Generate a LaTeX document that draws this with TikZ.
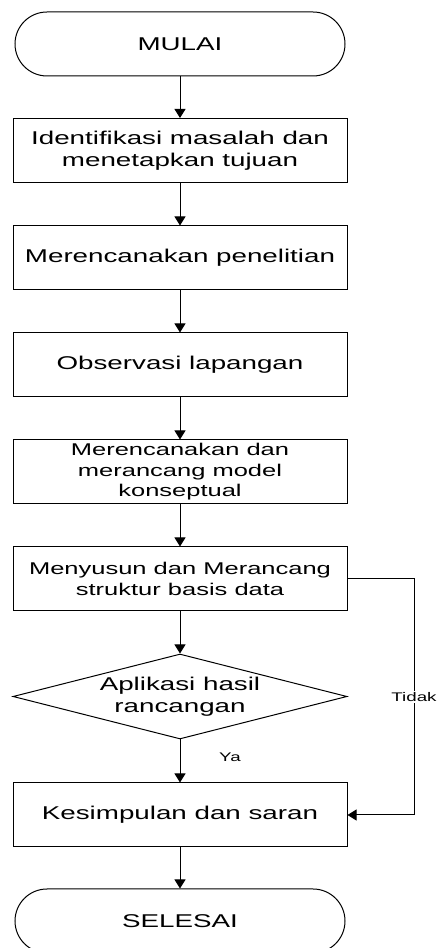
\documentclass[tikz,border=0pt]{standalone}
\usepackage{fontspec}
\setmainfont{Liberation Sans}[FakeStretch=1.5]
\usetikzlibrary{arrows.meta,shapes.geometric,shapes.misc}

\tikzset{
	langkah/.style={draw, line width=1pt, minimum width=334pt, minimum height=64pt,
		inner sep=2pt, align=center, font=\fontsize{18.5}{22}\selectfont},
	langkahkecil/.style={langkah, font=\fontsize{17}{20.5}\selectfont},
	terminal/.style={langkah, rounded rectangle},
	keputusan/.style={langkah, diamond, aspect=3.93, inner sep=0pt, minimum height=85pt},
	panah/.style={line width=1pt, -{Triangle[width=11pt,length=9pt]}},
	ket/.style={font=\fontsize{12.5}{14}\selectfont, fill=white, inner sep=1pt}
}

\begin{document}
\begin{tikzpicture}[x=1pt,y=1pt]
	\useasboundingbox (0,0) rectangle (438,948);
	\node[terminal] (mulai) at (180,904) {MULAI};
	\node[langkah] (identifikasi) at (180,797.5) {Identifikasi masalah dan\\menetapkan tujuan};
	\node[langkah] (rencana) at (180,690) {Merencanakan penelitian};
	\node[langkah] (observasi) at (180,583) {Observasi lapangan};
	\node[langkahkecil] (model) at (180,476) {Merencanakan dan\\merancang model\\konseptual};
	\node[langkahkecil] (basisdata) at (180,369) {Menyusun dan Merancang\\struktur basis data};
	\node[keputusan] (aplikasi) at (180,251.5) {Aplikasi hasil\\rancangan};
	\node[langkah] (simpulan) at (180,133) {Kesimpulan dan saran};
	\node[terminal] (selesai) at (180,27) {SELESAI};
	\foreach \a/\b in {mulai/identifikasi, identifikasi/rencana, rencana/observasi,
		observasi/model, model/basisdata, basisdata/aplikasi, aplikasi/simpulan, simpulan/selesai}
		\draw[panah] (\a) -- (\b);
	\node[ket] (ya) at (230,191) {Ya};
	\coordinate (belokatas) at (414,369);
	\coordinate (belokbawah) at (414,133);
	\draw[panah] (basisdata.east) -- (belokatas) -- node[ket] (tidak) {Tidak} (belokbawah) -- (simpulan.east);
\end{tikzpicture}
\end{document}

## WHAT YOU HAVE TO DO
Leave out the pictures and reproduce the rest of the listing exactly.

## WRITTEN REPLY
Generate a LaTeX document that draws this with TikZ.
\documentclass[tikz,border=0pt]{standalone}
\usepackage{fontspec}
\setmainfont{Liberation Sans}[FakeStretch=1.5]
\usetikzlibrary{arrows.meta,shapes.geometric,shapes.misc}

\tikzset{
	langkah/.style={draw, line width=1pt, minimum width=334pt, minimum height=64pt,
		inner sep=2pt, align=center, font=\fontsize{18.5}{22}\selectfont},
	langkahkecil/.style={langkah, font=\fontsize{17}{20.5}\selectfont},
	terminal/.style={langkah, rounded rectangle},
	keputusan/.style={langkah, diamond, aspect=3.93, inner sep=0pt, minimum height=85pt},
	panah/.style={line width=1pt, -{Triangle[width=11pt,length=9pt]}},
	ket/.style={font=\fontsize{12.5}{14}\selectfont, fill=white, inner sep=1pt}
}

\begin{document}
\begin{tikzpicture}[x=1pt,y=1pt]
	\useasboundingbox (0,0) rectangle (438,948);
	\node[terminal] (mulai) at (180,904) {MULAI};
	\node[langkah] (identifikasi) at (180,797.5) {Identifikasi masalah dan\\menetapkan tujuan};
	\node[langkah] (rencana) at (180,690) {Merencanakan penelitian};
	\node[langkah] (observasi) at (180,583) {Observasi lapangan};
	\node[langkahkecil] (model) at (180,476) {Merencanakan dan\\merancang model\\konseptual};
	\node[langkahkecil] (basisdata) at (180,369) {Menyusun dan Merancang\\struktur basis data};
	\node[keputusan] (aplikasi) at (180,251.5) {Aplikasi hasil\\rancangan};
	\node[langkah] (simpulan) at (180,133) {Kesimpulan dan saran};
	\node[terminal] (selesai) at (180,27) {SELESAI};
	\foreach \a/\b in {mulai/identifikasi, identifikasi/rencana, rencana/observasi,
		observasi/model, model/basisdata, basisdata/aplikasi, aplikasi/simpulan, simpulan/selesai}
		\draw[panah] (\a) -- (\b);
	\node[ket] (ya) at (230,191) {Ya};
	\coordinate (belokatas) at (414,369);
	\coordinate (belokbawah) at (414,133);
	\draw[panah] (basisdata.east) -- (belokatas) -- node[ket] (tidak) {Tidak} (belokbawah) -- (simpulan.east);
\end{tikzpicture}
\end{document}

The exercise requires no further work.